The Allman Brothers were among the first rock bands to embrace extended improvisation—"In Memory of Elizabeth Reed" and "Whipping Post" were among the early jazzified standouts—and, while the band's roots were in blues rather than jazz, Duane and Dickey were heavily influenced by the sonic palettes of John Coltrane and Miles Davis. While the Allman catalog still forms the basis of Jaimoe's shows, things have moved in a decidedly jazzy and R&B direction, with sax supplanting guitar and new compositions that draw on Coltrane and Davis. A recent show opened with an extended instrumental that allowed each player to step out and solo in true jazz tradition, and later in the evening the band performed an original composition by Jensen.

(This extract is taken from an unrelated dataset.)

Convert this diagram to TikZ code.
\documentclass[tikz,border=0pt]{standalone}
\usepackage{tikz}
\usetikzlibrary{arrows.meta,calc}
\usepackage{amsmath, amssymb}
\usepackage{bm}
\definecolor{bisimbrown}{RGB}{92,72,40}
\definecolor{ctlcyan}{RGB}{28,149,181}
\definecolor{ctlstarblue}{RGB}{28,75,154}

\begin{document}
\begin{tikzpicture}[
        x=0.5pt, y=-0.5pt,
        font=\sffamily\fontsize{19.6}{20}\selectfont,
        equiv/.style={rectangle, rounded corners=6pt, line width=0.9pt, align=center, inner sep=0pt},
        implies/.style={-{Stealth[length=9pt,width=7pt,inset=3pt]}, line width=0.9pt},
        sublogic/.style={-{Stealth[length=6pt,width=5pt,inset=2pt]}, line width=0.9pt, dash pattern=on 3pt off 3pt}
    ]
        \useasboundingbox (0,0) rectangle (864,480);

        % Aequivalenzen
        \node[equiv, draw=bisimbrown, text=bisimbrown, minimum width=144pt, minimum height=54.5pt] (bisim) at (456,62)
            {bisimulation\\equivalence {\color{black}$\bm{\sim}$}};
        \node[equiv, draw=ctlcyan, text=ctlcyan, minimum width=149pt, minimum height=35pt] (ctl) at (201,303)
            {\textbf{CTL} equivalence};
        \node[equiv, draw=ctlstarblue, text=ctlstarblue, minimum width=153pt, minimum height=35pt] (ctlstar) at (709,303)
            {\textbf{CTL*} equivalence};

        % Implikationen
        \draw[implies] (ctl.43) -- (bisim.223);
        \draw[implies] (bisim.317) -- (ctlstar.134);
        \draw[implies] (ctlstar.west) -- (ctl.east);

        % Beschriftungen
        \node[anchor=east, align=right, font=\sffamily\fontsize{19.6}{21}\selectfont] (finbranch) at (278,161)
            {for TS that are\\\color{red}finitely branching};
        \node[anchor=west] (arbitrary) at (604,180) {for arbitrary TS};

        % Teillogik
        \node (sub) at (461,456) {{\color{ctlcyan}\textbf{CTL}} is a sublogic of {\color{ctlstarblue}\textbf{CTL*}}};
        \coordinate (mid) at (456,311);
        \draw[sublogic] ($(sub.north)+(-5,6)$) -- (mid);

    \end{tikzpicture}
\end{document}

Familiar favorites such as "Blue Sky" now soar into jazz fusion, and the collective improvisation on "Mountain Jam" is right out of the Charles Mingus playbook. There is plenty of blues as well, from Albert King's "Born Under a Bad Sign" to "Loan Me a Dime"—the Boz Scaggs classic on which Duane Allman originally played. Most sets end, appropriately, with a drum solo from Jaimoe, a master class in musical taste and efficiency.

It's good to see an understated talent like Jaimoe with a steady gig that is building momentum. We can't call Jaimoe's Jasssz Band the hardest working band in New York City because they make it look so easy, but they are clearly one of the finest regularly appearing acts in town in one of the city's best rooms for sound quality and friendly vibe.